_DATASET CONTENT_.
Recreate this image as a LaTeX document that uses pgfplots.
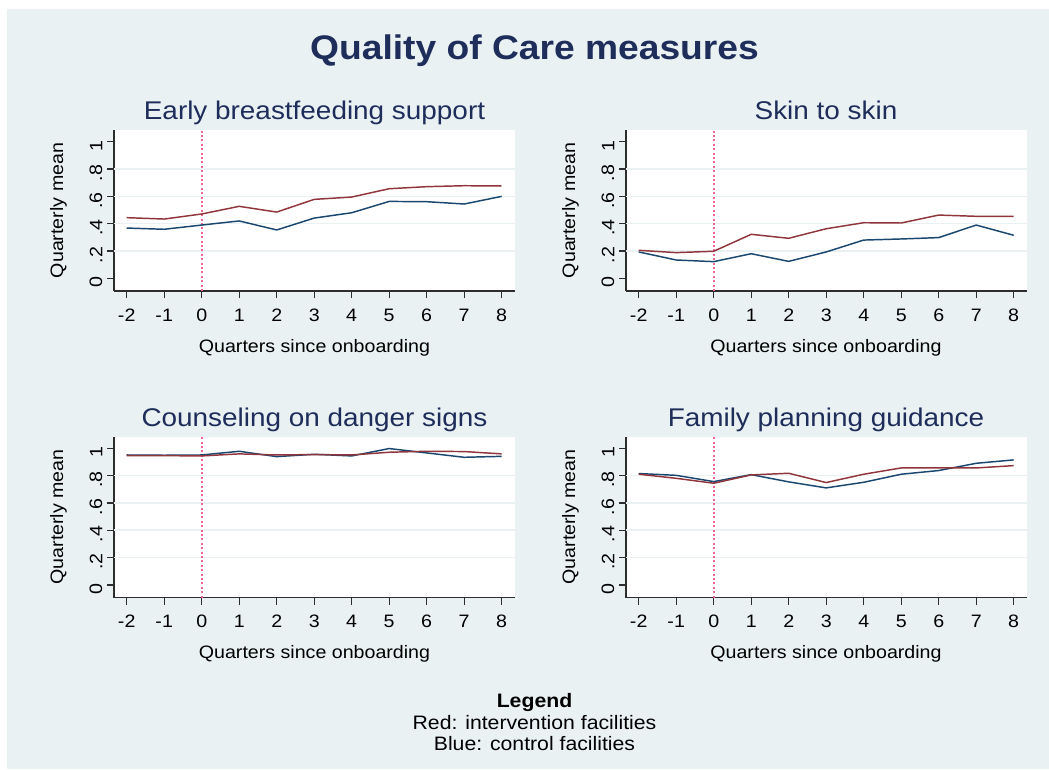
\documentclass[border=0pt]{standalone}
\usepackage{pgfplots}
\pgfplotsset{compat=1.18}
\usepackage{fontspec}
\setmainfont{Liberation Sans}
\definecolor{bg}{RGB}{234,241,243}
\definecolor{ttl}{RGB}{30,45,90}
\definecolor{cblue}{RGB}{26,71,111}
\definecolor{cred}{RGB}{144,53,59}
\definecolor{axc}{RGB}{45,45,45}
\newcommand{\hs}[1]{\scalebox{1.09}[1]{#1}}
\pgfplotsset{qc/.style={
  scale only axis, width=300.75pt, height=120.75pt,
  xmin=-2.339, xmax=8.355, ymin=-0.093, ymax=1.086,
  axis x line*=bottom, axis y line*=left,
  axis line style={axc, line width=1pt},
  tick align=outside, major tick length=5.25pt,
  tick style={axc, line width=1pt},
  xtick={-2,-1,0,1,2,3,4,5,6,7,8},
  xticklabels={\hs{-2},\hs{-1},\hs{0},\hs{1},\hs{2},\hs{3},\hs{4},\hs{5},\hs{6},\hs{7},\hs{8}},
  ytick={0,0.2,0.4,0.6,0.8,1},
  yticklabels={\hs{0},\hs{.2},\hs{.4},\hs{.6},\hs{.8},\hs{1}},
  yticklabel style={rotate=90, anchor=south, xshift=-3pt},
  xticklabel style={yshift=-4.5pt},
  ticklabel style={font=\fontsize{13.5}{16}\selectfont, text=black},
  extra y ticks={0.2,0.4,0.6,0.8}, extra y tick labels={},
  extra y tick style={major tick length=0pt, ymajorgrids=true, grid style={bg, line width=1.1pt}},
  axis background/.style={fill=white},
  anchor=south west,
}}
\pgfplotsset{zline/.style={draw={rgb,255:red,240;green,100;blue,150}, line width=1.5pt, dash pattern=on 1.5pt off 1.8pt, forget plot}}
\begin{document}
\begin{tikzpicture}[x=0.75pt,y=0.75pt]
\fill[bg] (0,0) rectangle (1049,769);
\fill[white] (0,0) rectangle (7,769);
\fill[white] (0,760) rectangle (1049,769);
\useasboundingbox (0,0) rectangle (1049,769);

% Panel 1
\begin{axis}[qc, at={(85.5pt,358.5pt)}]
\addplot[zline] coordinates {(0,-0.093) (0,1.086)};
\addplot[color=cblue, line width=1.1pt] coordinates {(-2,0.368) (-1,0.359) (0,0.390) (1,0.420) (2,0.354) (3,0.441) (4,0.480) (5,0.563) (6,0.561) (7,0.544) (8,0.600)};
\addplot[color=cred, line width=1.1pt] coordinates {(-2,0.444) (-1,0.434) (0,0.471) (1,0.527) (2,0.485) (3,0.578) (4,0.595) (5,0.656) (6,0.671) (7,0.678) (8,0.676)};
\end{axis}

% Panel 2
\begin{axis}[qc, at={(469.5pt,358.5pt)}]
\addplot[zline] coordinates {(0,-0.093) (0,1.086)};
\addplot[color=cblue, line width=1.1pt] coordinates {(-2,0.193) (-1,0.134) (0,0.122) (1,0.180) (2,0.124) (3,0.193) (4,0.280) (5,0.288) (6,0.298) (7,0.390) (8,0.315)};
\addplot[color=cred, line width=1.1pt] coordinates {(-2,0.205) (-1,0.188) (0,0.198) (1,0.322) (2,0.293) (3,0.363) (4,0.407) (5,0.405) (6,0.463) (7,0.454) (8,0.454)};
\end{axis}

% Panel 3
\begin{axis}[qc, at={(85.5pt,128.6pt)}]
\addplot[zline] coordinates {(0,-0.093) (0,1.086)};
\addplot[color=cblue, line width=1.1pt] coordinates {(-2,0.951) (-1,0.949) (0,0.951) (1,0.978) (2,0.939) (3,0.956) (4,0.944) (5,0.998) (6,0.966) (7,0.934) (8,0.941)};
\addplot[color=cred, line width=1.1pt] coordinates {(-2,0.946) (-1,0.946) (0,0.944) (1,0.959) (2,0.951) (3,0.954) (4,0.951) (5,0.971) (6,0.978) (7,0.976) (8,0.959)};
\end{axis}

% Panel 4
\begin{axis}[qc, at={(469.5pt,128.6pt)}]
\addplot[zline] coordinates {(0,-0.093) (0,1.086)};
\addplot[color=cblue, line width=1.1pt] coordinates {(-2,0.815) (-1,0.802) (0,0.756) (1,0.807) (2,0.754) (3,0.710) (4,0.751) (5,0.810) (6,0.837) (7,0.890) (8,0.915)};
\addplot[color=cred, line width=1.1pt] coordinates {(-2,0.810) (-1,0.780) (0,0.744) (1,0.805) (2,0.817) (3,0.749) (4,0.810) (5,0.856) (6,0.856) (7,0.856) (8,0.873)};
\end{axis}

% Titles
\node[anchor=base, text=ttl, font=\fontsize{25.6}{30}\selectfont\bfseries] at (534.5,709.7) {\hs{Quality of Care measures}};
\begin{scope}[every node/.style={anchor=base, text=ttl, font=\fontsize{19.2}{23}\selectfont}]
\node at (314.5,649.7) {\hs{Early breastfeeding support}};
\node at (826,649.7) {\hs{Skin to skin}};
\node at (314.5,343) {\hs{Counseling on danger signs}};
\node at (826,343) {\hs{Family planning guidance}};
\end{scope}
\begin{scope}[every node/.style={anchor=base, font=\fontsize{13.5}{16}\selectfont}]
\node at (314.5,417) {\hs{Quarters since onboarding}};
\node at (826,417) {\hs{Quarters since onboarding}};
\node at (314.5,110.3) {\hs{Quarters since onboarding}};
\node at (826,110.3) {\hs{Quarters since onboarding}};
\node[rotate=90] at (63,558.5) {\hs{Quarterly mean}};
\node[rotate=90] at (575,558.5) {\hs{Quarterly mean}};
\node[rotate=90] at (63,252) {\hs{Quarterly mean}};
\node[rotate=90] at (575,252) {\hs{Quarterly mean}};
\end{scope}
% Legend note
\begin{scope}[every node/.style={anchor=base, font=\fontsize{14.6}{17}\selectfont}]
\node[font=\fontsize{14.6}{17}\selectfont\bfseries] at (534.5,61.7) {\hs{Legend}};
\node at (534.5,40) {\hs{Red: intervention facilities}};
\node at (534.5,19) {\hs{Blue: control facilities}};
\end{scope}
\end{tikzpicture}
\end{document}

_REQUIRED WORK_.
Extract every line of the data exactly; pictures stay out.

_FULL OUTPUT_.
Recreate this image as a LaTeX document that uses pgfplots.
\documentclass[border=0pt]{standalone}
\usepackage{pgfplots}
\pgfplotsset{compat=1.18}
\usepackage{fontspec}
\setmainfont{Liberation Sans}
\definecolor{bg}{RGB}{234,241,243}
\definecolor{ttl}{RGB}{30,45,90}
\definecolor{cblue}{RGB}{26,71,111}
\definecolor{cred}{RGB}{144,53,59}
\definecolor{axc}{RGB}{45,45,45}
\newcommand{\hs}[1]{\scalebox{1.09}[1]{#1}}
\pgfplotsset{qc/.style={
  scale only axis, width=300.75pt, height=120.75pt,
  xmin=-2.339, xmax=8.355, ymin=-0.093, ymax=1.086,
  axis x line*=bottom, axis y line*=left,
  axis line style={axc, line width=1pt},
  tick align=outside, major tick length=5.25pt,
  tick style={axc, line width=1pt},
  xtick={-2,-1,0,1,2,3,4,5,6,7,8},
  xticklabels={\hs{-2},\hs{-1},\hs{0},\hs{1},\hs{2},\hs{3},\hs{4},\hs{5},\hs{6},\hs{7},\hs{8}},
  ytick={0,0.2,0.4,0.6,0.8,1},
  yticklabels={\hs{0},\hs{.2},\hs{.4},\hs{.6},\hs{.8},\hs{1}},
  yticklabel style={rotate=90, anchor=south, xshift=-3pt},
  xticklabel style={yshift=-4.5pt},
  ticklabel style={font=\fontsize{13.5}{16}\selectfont, text=black},
  extra y ticks={0.2,0.4,0.6,0.8}, extra y tick labels={},
  extra y tick style={major tick length=0pt, ymajorgrids=true, grid style={bg, line width=1.1pt}},
  axis background/.style={fill=white},
  anchor=south west,
}}
\pgfplotsset{zline/.style={draw={rgb,255:red,240;green,100;blue,150}, line width=1.5pt, dash pattern=on 1.5pt off 1.8pt, forget plot}}
\begin{document}
\begin{tikzpicture}[x=0.75pt,y=0.75pt]
\fill[bg] (0,0) rectangle (1049,769);
\fill[white] (0,0) rectangle (7,769);
\fill[white] (0,760) rectangle (1049,769);
\useasboundingbox (0,0) rectangle (1049,769);

% Panel 1
\begin{axis}[qc, at={(85.5pt,358.5pt)}]
\addplot[zline] coordinates {(0,-0.093) (0,1.086)};
\addplot[color=cblue, line width=1.1pt] coordinates {(-2,0.368) (-1,0.359) (0,0.390) (1,0.420) (2,0.354) (3,0.441) (4,0.480) (5,0.563) (6,0.561) (7,0.544) (8,0.600)};
\addplot[color=cred, line width=1.1pt] coordinates {(-2,0.444) (-1,0.434) (0,0.471) (1,0.527) (2,0.485) (3,0.578) (4,0.595) (5,0.656) (6,0.671) (7,0.678) (8,0.676)};
\end{axis}

% Panel 2
\begin{axis}[qc, at={(469.5pt,358.5pt)}]
\addplot[zline] coordinates {(0,-0.093) (0,1.086)};
\addplot[color=cblue, line width=1.1pt] coordinates {(-2,0.193) (-1,0.134) (0,0.122) (1,0.180) (2,0.124) (3,0.193) (4,0.280) (5,0.288) (6,0.298) (7,0.390) (8,0.315)};
\addplot[color=cred, line width=1.1pt] coordinates {(-2,0.205) (-1,0.188) (0,0.198) (1,0.322) (2,0.293) (3,0.363) (4,0.407) (5,0.405) (6,0.463) (7,0.454) (8,0.454)};
\end{axis}

% Panel 3
\begin{axis}[qc, at={(85.5pt,128.6pt)}]
\addplot[zline] coordinates {(0,-0.093) (0,1.086)};
\addplot[color=cblue, line width=1.1pt] coordinates {(-2,0.951) (-1,0.949) (0,0.951) (1,0.978) (2,0.939) (3,0.956) (4,0.944) (5,0.998) (6,0.966) (7,0.934) (8,0.941)};
\addplot[color=cred, line width=1.1pt] coordinates {(-2,0.946) (-1,0.946) (0,0.944) (1,0.959) (2,0.951) (3,0.954) (4,0.951) (5,0.971) (6,0.978) (7,0.976) (8,0.959)};
\end{axis}

% Panel 4
\begin{axis}[qc, at={(469.5pt,128.6pt)}]
\addplot[zline] coordinates {(0,-0.093) (0,1.086)};
\addplot[color=cblue, line width=1.1pt] coordinates {(-2,0.815) (-1,0.802) (0,0.756) (1,0.807) (2,0.754) (3,0.710) (4,0.751) (5,0.810) (6,0.837) (7,0.890) (8,0.915)};
\addplot[color=cred, line width=1.1pt] coordinates {(-2,0.810) (-1,0.780) (0,0.744) (1,0.805) (2,0.817) (3,0.749) (4,0.810) (5,0.856) (6,0.856) (7,0.856) (8,0.873)};
\end{axis}

% Titles
\node[anchor=base, text=ttl, font=\fontsize{25.6}{30}\selectfont\bfseries] at (534.5,709.7) {\hs{Quality of Care measures}};
\begin{scope}[every node/.style={anchor=base, text=ttl, font=\fontsize{19.2}{23}\selectfont}]
\node at (314.5,649.7) {\hs{Early breastfeeding support}};
\node at (826,649.7) {\hs{Skin to skin}};
\node at (314.5,343) {\hs{Counseling on danger signs}};
\node at (826,343) {\hs{Family planning guidance}};
\end{scope}
\begin{scope}[every node/.style={anchor=base, font=\fontsize{13.5}{16}\selectfont}]
\node at (314.5,417) {\hs{Quarters since onboarding}};
\node at (826,417) {\hs{Quarters since onboarding}};
\node at (314.5,110.3) {\hs{Quarters since onboarding}};
\node at (826,110.3) {\hs{Quarters since onboarding}};
\node[rotate=90] at (63,558.5) {\hs{Quarterly mean}};
\node[rotate=90] at (575,558.5) {\hs{Quarterly mean}};
\node[rotate=90] at (63,252) {\hs{Quarterly mean}};
\node[rotate=90] at (575,252) {\hs{Quarterly mean}};
\end{scope}
% Legend note
\begin{scope}[every node/.style={anchor=base, font=\fontsize{14.6}{17}\selectfont}]
\node[font=\fontsize{14.6}{17}\selectfont\bfseries] at (534.5,61.7) {\hs{Legend}};
\node at (534.5,40) {\hs{Red: intervention facilities}};
\node at (534.5,19) {\hs{Blue: control facilities}};
\end{scope}
\end{tikzpicture}
\end{document}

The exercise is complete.